Une analyse d’échantillons prélevés à la base des rochers a été effectuée en 2017, sous la direction de la géologue russe Anna Soboleva. Il s’agit de quartzite à mica. Une quartzite est composée en grande partie de grains de quartz soudés, si bien qu’elle a une couleur claire. Dans le cas présent, le quartz constitue 83 à 92 % du volume de la roche. On observe une alternance de bandes blanches en quartz pur de 0 à 20 mm de large et de bandes sombres n’excédant pas 2 mm de large. Les secondes comprennent de l’hématite (un oxyde de fer), une variété de mica appelée la muscovite et quelques minéraux accessoires : du zircon, de la tourmaline, de la chlorite, de l’apatite et de la fluorite. Les cristaux de muscovite, incolores ou verdâtres, se présentent en paillettes. Ils sont également désignés sous le nom de séricite à cause de l’aspect soyeux qu’ils donnent à la roche.
Ce quartzite à mica est un ancien grès qui a été légèrement métamorphisé. Sa stratification a été partiellement remplacée par une schistosité : un feuilletage dû à la transformation qu’il a subie. Ces roches sont celles de la crête, affleurant tout autour des Sept géants. Elles appartiennent à la formation Tel’posskaya notée O1tp sur la carte géologique ci-dessous, qui tient son nom de la rivière Tel’pos. Elles sont détritiques, c’est-à-dire qu’elles sont formées de débris de roches antérieures, détruites par l’érosion. La base de la formation était composée de pierres cimentées provenant forcément de montagnes situées dans les environs. Elles constituaient ce qu’on appelle un conglomérat. Les cristaux de zircon proviennent aussi de ces anciennes roches et ont l’avantage de pouvoir être datés. Les plus jeunes remontent au Cambrien (de 541 à 485 Ma). L’un d’eux date du début de l’Ordovicien (de 485 à 443 Ma). Cela implique que les roches sédimentaires de Man Pupu Nyor se sont constituées durant l’Ordovicien inférieur.
L’Oural n’existait pas encore à cette époque : cette chaîne de montagnes s’est élevée durant le Permien (de 299 à 252 Ma). Au cours du Trias (de 252 à 251 Ma), du volcanisme s’est produit tandis que l’érosion attaquait les montagnes. Pendant le Jurassique (de 201 à 145 Ma), la chaîne a été rajeunie. L’érosion l’a ensuite transformée en une pénéplaine. La formation des Alpes et de l’Himalaya a entraîné sa renaissance durant le Pliocène (de 5,3 à 2,6 Ma) et le Quaternaire (durant les derniers 2,6 millions d’années), une grande partie de l’Eurasie ayant été affectée par ces événements géologiques majeurs : de nouveaux sommets se sont élevés. Le plus haut s’élève aujourd’hui à 1 894 mètres d’altitude.

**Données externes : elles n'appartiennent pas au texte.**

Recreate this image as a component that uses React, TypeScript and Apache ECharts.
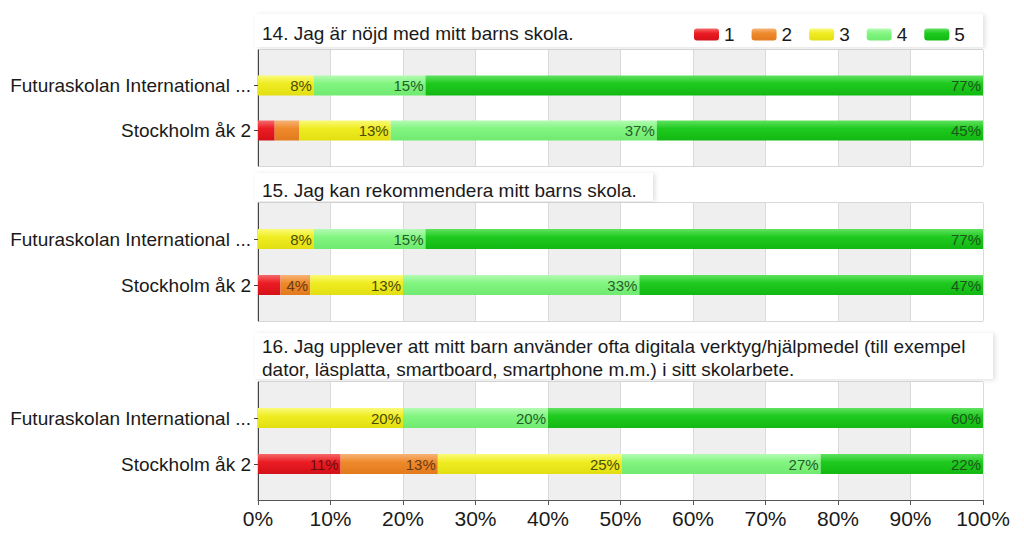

Les Sept géants ont bien été sculptés par l’érosion, mais certainement pas à la fin du Jurassique, quand l’Oural a commencé à être arasée. Ils n’auraient pas survécu durant 145 millions d’années. Pendant le Quaternaire, d’épaisses calottes glaciaires ont recouvert le nord de l’Europe et de la Sibérie et ont exercé une forte érosion, sans équivalent depuis le Jurassique puisque le climat était assez chaud. Actuellement, il n’y a plus de calotte glaciaire sur l’Eurasie. Il fait certes froid en hiver dans la région de Man Pupu Nyor, mais aucun glacier n’y est présent. Les Sept géants doivent sans doute leur existence à un soulèvement récent de leur crête, qui a exposé sa surface à l’érosion.

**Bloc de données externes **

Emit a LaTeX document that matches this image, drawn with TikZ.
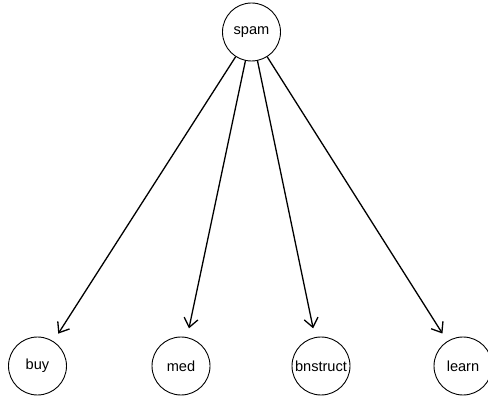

Il existe un réseau de failles décrochantes, qui sont visibles sur la carte géologique : ce sont les segments de droites noires numérotés 9. La croûte continentale est découpée en blocs qui ont coulissé les uns contre les autres le long de ces failles. Les Sept géants sont indiqués par trois triangles noirs numérotés 11. Autour d’eux, les anciennes roches devaient être fracturées d’une manière qui a contribué à leur donner leur forme. À cela, s’ajoutent de légères variations de composition minéralogique. Les roches des Sept géants étaient plus résistantes à l’érosion que les roches alentours.
Au nord-ouest de la formation Tel’posskaya, d’autres roches de l’Ordovicien sont présentes. La formation Khydeiskaya O2hd, plus récente, date de l’Ordovicien moyen. La frontière entre l’Europe et l’Asie, numérotée 10, traverse la formation riphéenne Sablegorskaya du Riphéen supérieur et du Vendien inférieur R3 –V1sb. Le Riphéen (de 1 650 à 650 Ma) et le Vendien (de 650 à 545 Ma) sont des divisions des temps géologiques utilisées en Russie. La seconde correspond à peu près à l’Édiacarien de la charte stratigraphique internationale. Toutes ces roches sont d’origine sédimentaire. Des roches magmatiques sont indiquées en noir : le complexe gabbroïque de Parnuk vV1p datant du Vendien inférieur et le complexe granitique de Saklaimsor O2-3sk datant de l’Ordovicien moyen et supérieur. Elles sont toutes des roches plutoniques qui se sont formées à des milliers de mètres sous la surface et ont été mises à l’affleurement par l’érosion. Le fleuve Petchora (Печoра) coule ici vers le sud, mais il se dirige ensuite vers la mer de Barents, qui borde la Russie au nord.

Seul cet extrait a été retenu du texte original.